* **Given material**:
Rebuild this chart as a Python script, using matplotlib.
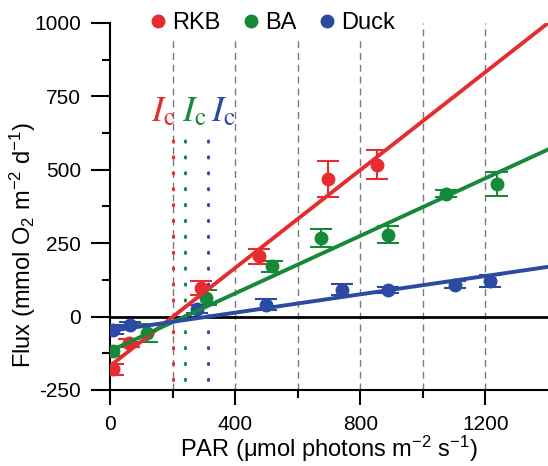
import numpy as np
import matplotlib
matplotlib.use('Agg')
import matplotlib.pyplot as plt
from matplotlib.lines import Line2D

plt.rcParams['font.family'] = ['Liberation Sans', 'DejaVu Sans']
plt.rcParams['mathtext.fontset'] = 'custom'
plt.rcParams['mathtext.rm'] = 'Liberation Sans'
plt.rcParams['mathtext.it'] = 'Liberation Sans:italic'
plt.rcParams['axes.unicode_minus'] = False

# site names and colours
sites = ['RKB', 'BA', 'Duck']
colors = ['#e52d2f', '#16883a', '#2b4aa2']

rkb_par = [10, 60, 292, 476, 698, 853]
rkb_flux = [-180, -90, 98, 205, 469, 517]
rkb_err = [20, 13, 24, 25, 62, 50]

ba_par = [11, 117, 306, 518, 675, 888, 1074, 1236]
ba_flux = [-118, -56, 64, 171, 268, 279, 418, 452]
ba_err = [15, 30, 25, 20, 32, 28, 12, 41]

duck_par = [10, 64, 277, 500, 742, 889, 1104, 1214]
duck_flux = [-44, -27, 26, 41, 92, 92, 109, 120]
duck_err = [15, 10, 15, 18, 18, 10, 12, 20]

# linear fits (slope, intercept)
slopes = [0.834, 0.490, 0.156]
intercepts = [-168, -117, -49]

grid_x = [200, 400, 600, 800, 1000, 1200]

par = [rkb_par, ba_par, duck_par]
flux = [rkb_flux, ba_flux, duck_flux]
errs = [rkb_err, ba_err, duck_err]

fig = plt.figure(figsize=(5.48, 4.66), dpi=100)
ax = fig.add_axes([0.2007, 0.1631, 0.7993, 0.7876])

ax.set_xlim(0, 1400)
ax.set_ylim(-250, 1000)

# dashed grid lines
for gx in grid_x:
    ax.plot([gx, gx], [-250, 1000], color='#7a7a7a', lw=1.0, ls=(0, (5, 3.5)), zorder=1)

# zero line
ax.axhline(0, color='black', lw=2.0, zorder=2)

xfit = np.array([0, 1400])
for i in range(3):
    ax.errorbar(par[i], flux[i], yerr=errs[i], fmt='o', color=colors[i], ms=9,
                elinewidth=1.5, capsize=8, capthick=1.5, zorder=3)
    ax.plot(xfit, slopes[i] * xfit + intercepts[i], color=colors[i], lw=2.8, zorder=4)
    # compensation irradiance
    ic = -intercepts[i] / slopes[i]
    ax.plot([ic, ic], [-215, 620], color=colors[i], lw=2.2,
            ls=(0, (0.4, 4.8)), dash_capstyle='round', zorder=2)

# I_c labels
ic_label_x = [170, 271, 361]
for i in range(3):
    ax.text(ic_label_x[i], 664, r'$I_\mathrm{c}$', math_fontfamily='stix', fontsize=26,
            color=colors[i], ha='center', va='baseline', zorder=5)

# axes styling
ax.spines['top'].set_visible(False)
ax.spines['right'].set_visible(False)
ax.spines['left'].set_linewidth(1.5)
ax.spines['bottom'].set_linewidth(1.5)

ax.set_xticks([0, 400, 800, 1200])
ax.set_xticks([200, 600, 1000], minor=True)
ax.set_yticks([-250, 0, 250, 500, 750, 1000])
ax.set_yticks([-125, 125, 375, 625, 875], minor=True)
ax.tick_params(axis='y', which='major', length=14, width=1.5, pad=7, labelsize=15)
ax.tick_params(axis='x', which='major', length=11, width=1.5, pad=7, labelsize=15)
ax.tick_params(which='minor', length=6, width=1.5)

ax.set_xlabel(r'PAR ($\mathrm{\mu}$mol photons m$^{-2}$ s$^{-1}$)', fontsize=17)
ax.set_ylabel(r'Flux (mmol O$_2$ m$^{-2}$ d$^{-1}$)', fontsize=17)
ax.xaxis.set_label_coords(0.5, -0.12)
ax.yaxis.set_label_coords(-0.165, 0.395)

handles = [Line2D([], [], marker='o', ls='none', color=c, ms=9) for c in colors]
leg = ax.legend(handles, sites, loc='center', bbox_to_anchor=(0.372, 1.0), ncol=3,
                fontsize=17, frameon=True, handlelength=0.6, handletextpad=0.3,
                columnspacing=1.0, borderpad=0.3, fancybox=False)
leg.get_frame().set_facecolor('white')
leg.get_frame().set_edgecolor('none')
leg.get_frame().set_alpha(1)
leg.set_zorder(6)

fig.savefig('out.png', dpi=100)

* **Set exercise**: Repeat, with no pictures, each line from the beginning of the data through the line containing "(5, 3.5)), zorder=1)", inclusive.

* **Task result**:
Rebuild this chart as a Python script, using matplotlib.
import numpy as np
import matplotlib
matplotlib.use('Agg')
import matplotlib.pyplot as plt
from matplotlib.lines import Line2D

plt.rcParams['font.family'] = ['Liberation Sans', 'DejaVu Sans']
plt.rcParams['mathtext.fontset'] = 'custom'
plt.rcParams['mathtext.rm'] = 'Liberation Sans'
plt.rcParams['mathtext.it'] = 'Liberation Sans:italic'
plt.rcParams['axes.unicode_minus'] = False

# site names and colours
sites = ['RKB', 'BA', 'Duck']
colors = ['#e52d2f', '#16883a', '#2b4aa2']

rkb_par = [10, 60, 292, 476, 698, 853]
rkb_flux = [-180, -90, 98, 205, 469, 517]
rkb_err = [20, 13, 24, 25, 62, 50]

ba_par = [11, 117, 306, 518, 675, 888, 1074, 1236]
ba_flux = [-118, -56, 64, 171, 268, 279, 418, 452]
ba_err = [15, 30, 25, 20, 32, 28, 12, 41]

duck_par = [10, 64, 277, 500, 742, 889, 1104, 1214]
duck_flux = [-44, -27, 26, 41, 92, 92, 109, 120]
duck_err = [15, 10, 15, 18, 18, 10, 12, 20]

# linear fits (slope, intercept)
slopes = [0.834, 0.490, 0.156]
intercepts = [-168, -117, -49]

grid_x = [200, 400, 600, 800, 1000, 1200]

par = [rkb_par, ba_par, duck_par]
flux = [rkb_flux, ba_flux, duck_flux]
errs = [rkb_err, ba_err, duck_err]

fig = plt.figure(figsize=(5.48, 4.66), dpi=100)
ax = fig.add_axes([0.2007, 0.1631, 0.7993, 0.7876])

ax.set_xlim(0, 1400)
ax.set_ylim(-250, 1000)

# dashed grid lines
for gx in grid_x:
    ax.plot([gx, gx], [-250, 1000], color='#7a7a7a', lw=1.0, ls=(0, (5, 3.5)), zorder=1)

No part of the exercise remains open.